You would think that the theme of exile in Libation Bearers would center around one figure: Orestes. After all, it's Orestes who is coming home after many years abroad to kill his father's killers and reclaim his birthright. In fact, all of the play's "good guys" are exiles of one form or another. Electra considers herself an exile because her father is dead and because she feels alienated in her own household – she can't cozy up to mommy Clytemnestra, her father's killer, much less to Aegisthus, Clytemnestra's love interest. The Chorus, meanwhile, are exiles in the sense that they come from other cities that were defeated in war; now, they serve the royal court of Argos as slaves. As for Pylades, he certainly isn't an exile in any strict sense, but he is far from his home, risking his neck on behalf of his buddy Orestes.
This sense of rootlessness in the main characters contributes to the play's overall mood of tentative hope – Orestes, Electra, and the Chorus, at least, seem to think that killing Agamemnon's killers will make them more at home in Argos. For Orestes at least, these hopes are shattered at the end of the play. Killing his mother leaves him emotionally and mentally destitute, and he runs off to Delphi for purification.

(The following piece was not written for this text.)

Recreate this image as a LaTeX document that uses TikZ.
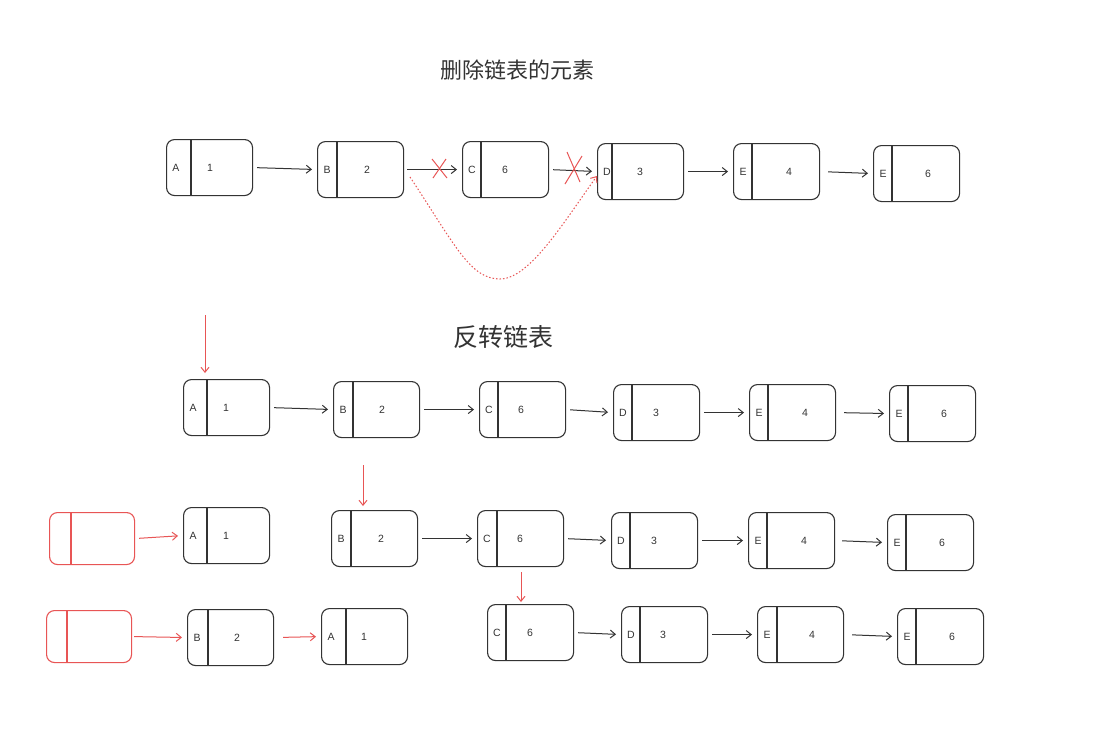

Orestes is even more homeless and outcast at the end of the play than the beginning.
Questions About Exile
- Why did Aeschylus make practically all of the "good guys" in the play exiles (of one form or another)?

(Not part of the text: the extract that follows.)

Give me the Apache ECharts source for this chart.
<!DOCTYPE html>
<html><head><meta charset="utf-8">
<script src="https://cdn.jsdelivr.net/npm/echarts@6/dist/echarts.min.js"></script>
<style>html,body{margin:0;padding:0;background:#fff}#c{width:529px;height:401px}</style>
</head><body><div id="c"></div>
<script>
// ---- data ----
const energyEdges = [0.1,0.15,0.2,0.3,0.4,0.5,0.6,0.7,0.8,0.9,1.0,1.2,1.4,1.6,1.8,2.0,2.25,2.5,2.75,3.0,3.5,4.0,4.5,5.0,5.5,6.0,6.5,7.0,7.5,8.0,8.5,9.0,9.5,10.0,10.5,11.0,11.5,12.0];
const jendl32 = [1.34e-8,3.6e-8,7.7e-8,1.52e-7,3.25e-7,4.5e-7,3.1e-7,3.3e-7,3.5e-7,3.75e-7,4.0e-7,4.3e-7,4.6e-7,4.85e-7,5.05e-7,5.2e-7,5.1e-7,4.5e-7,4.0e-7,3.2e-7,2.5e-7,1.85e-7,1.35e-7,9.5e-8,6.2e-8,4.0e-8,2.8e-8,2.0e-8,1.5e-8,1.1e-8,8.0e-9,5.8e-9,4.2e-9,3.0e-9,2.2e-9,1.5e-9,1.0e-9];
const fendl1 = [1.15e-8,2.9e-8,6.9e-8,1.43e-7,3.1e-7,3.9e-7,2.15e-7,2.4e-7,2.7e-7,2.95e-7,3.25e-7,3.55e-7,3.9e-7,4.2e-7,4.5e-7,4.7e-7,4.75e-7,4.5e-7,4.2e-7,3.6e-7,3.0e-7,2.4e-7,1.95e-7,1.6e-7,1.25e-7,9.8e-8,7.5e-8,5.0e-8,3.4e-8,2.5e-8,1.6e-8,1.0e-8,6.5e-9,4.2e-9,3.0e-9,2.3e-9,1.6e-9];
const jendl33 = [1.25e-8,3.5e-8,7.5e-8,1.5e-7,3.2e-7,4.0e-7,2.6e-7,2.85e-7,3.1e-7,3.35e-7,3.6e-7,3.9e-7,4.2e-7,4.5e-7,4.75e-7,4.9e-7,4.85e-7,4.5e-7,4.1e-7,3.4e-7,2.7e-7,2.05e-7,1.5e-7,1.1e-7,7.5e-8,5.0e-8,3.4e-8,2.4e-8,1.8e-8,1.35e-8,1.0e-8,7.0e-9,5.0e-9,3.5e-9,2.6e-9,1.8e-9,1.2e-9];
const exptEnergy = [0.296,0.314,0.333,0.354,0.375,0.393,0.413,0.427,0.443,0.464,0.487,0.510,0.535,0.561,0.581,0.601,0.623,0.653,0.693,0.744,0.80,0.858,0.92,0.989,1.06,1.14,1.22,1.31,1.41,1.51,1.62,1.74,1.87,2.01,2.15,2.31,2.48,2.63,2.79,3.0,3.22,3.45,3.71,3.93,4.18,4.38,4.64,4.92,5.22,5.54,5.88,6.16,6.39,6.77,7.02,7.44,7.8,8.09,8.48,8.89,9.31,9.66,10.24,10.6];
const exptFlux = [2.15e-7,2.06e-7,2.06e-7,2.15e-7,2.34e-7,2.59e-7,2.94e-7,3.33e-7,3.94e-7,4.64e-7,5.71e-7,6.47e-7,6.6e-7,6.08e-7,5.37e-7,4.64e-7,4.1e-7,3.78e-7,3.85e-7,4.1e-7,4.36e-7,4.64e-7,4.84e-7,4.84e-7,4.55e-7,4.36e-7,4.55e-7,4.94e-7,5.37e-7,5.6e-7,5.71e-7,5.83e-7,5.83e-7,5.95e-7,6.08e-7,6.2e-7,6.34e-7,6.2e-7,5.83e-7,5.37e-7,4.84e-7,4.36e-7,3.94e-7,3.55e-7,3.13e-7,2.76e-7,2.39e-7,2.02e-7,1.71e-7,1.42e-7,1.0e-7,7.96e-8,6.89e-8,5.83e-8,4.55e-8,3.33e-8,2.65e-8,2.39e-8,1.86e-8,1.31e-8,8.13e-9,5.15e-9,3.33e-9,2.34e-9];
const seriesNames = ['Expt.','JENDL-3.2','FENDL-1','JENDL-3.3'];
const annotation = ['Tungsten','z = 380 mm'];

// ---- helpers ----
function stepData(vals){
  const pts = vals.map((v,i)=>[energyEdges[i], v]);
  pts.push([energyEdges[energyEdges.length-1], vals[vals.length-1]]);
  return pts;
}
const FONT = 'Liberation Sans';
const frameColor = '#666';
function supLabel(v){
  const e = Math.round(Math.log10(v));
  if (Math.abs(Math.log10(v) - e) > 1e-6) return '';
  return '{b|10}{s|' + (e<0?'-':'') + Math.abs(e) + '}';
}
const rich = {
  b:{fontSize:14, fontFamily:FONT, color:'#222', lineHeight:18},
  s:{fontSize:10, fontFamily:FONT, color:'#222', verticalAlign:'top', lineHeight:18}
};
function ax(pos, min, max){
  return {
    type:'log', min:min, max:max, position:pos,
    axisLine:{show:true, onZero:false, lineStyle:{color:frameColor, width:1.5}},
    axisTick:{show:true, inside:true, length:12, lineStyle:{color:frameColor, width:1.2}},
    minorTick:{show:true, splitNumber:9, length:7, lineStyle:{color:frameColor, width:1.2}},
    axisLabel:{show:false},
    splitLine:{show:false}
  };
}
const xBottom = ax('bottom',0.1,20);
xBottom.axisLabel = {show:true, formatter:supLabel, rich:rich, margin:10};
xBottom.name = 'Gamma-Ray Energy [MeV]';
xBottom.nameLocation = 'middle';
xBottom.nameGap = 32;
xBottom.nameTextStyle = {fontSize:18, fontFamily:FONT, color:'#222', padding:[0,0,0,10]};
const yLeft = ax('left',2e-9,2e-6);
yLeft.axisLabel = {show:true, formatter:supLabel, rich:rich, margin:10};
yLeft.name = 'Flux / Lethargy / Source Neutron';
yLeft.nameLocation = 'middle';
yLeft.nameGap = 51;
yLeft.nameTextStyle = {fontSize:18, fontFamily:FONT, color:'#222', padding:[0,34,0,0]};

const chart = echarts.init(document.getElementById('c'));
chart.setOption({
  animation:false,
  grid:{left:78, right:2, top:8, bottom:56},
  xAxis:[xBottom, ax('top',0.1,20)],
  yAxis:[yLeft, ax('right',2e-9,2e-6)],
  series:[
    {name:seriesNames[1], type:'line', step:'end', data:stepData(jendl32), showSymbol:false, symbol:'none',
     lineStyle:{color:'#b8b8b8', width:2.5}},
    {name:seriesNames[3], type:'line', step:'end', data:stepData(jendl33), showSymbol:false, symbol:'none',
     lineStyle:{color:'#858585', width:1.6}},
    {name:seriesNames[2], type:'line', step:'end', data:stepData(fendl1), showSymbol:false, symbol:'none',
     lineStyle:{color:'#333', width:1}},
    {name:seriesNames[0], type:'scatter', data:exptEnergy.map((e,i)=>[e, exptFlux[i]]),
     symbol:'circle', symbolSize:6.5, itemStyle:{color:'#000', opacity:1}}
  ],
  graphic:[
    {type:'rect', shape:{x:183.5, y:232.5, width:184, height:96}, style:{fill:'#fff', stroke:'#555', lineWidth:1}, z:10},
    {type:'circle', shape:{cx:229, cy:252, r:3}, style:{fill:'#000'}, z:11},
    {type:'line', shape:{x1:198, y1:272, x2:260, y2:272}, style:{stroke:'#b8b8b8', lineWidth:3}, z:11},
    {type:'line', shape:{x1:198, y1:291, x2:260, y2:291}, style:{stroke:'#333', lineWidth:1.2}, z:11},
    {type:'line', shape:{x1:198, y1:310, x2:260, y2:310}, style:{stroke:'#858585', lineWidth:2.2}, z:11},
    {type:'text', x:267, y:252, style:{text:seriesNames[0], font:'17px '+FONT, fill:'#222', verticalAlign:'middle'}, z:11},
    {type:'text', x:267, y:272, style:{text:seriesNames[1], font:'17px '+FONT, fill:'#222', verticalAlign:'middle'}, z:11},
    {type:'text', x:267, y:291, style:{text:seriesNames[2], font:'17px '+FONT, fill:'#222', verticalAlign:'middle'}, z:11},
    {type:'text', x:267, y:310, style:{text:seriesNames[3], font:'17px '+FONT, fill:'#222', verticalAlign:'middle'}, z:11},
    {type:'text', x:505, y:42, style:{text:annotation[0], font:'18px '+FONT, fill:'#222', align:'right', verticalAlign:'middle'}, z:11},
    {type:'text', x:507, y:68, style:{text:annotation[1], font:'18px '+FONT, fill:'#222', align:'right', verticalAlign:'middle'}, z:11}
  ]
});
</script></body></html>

- Does anyone stop being an exile over the course of the play?
- Why do so many characters connect the ideas of being exiled and being orphaned?
- Based on the different ideas of "exile" put forward by the various characters in the play, what do you think they would regard as "home"?
Chew on This
At the end of the play, every character remains an "exile" in the same way that he or she was at the beginning of the play.
For the characters in the play, being close to one's parents is a central part of the idea of home. Thus, when one is orphaned, one becomes an "exile" by default.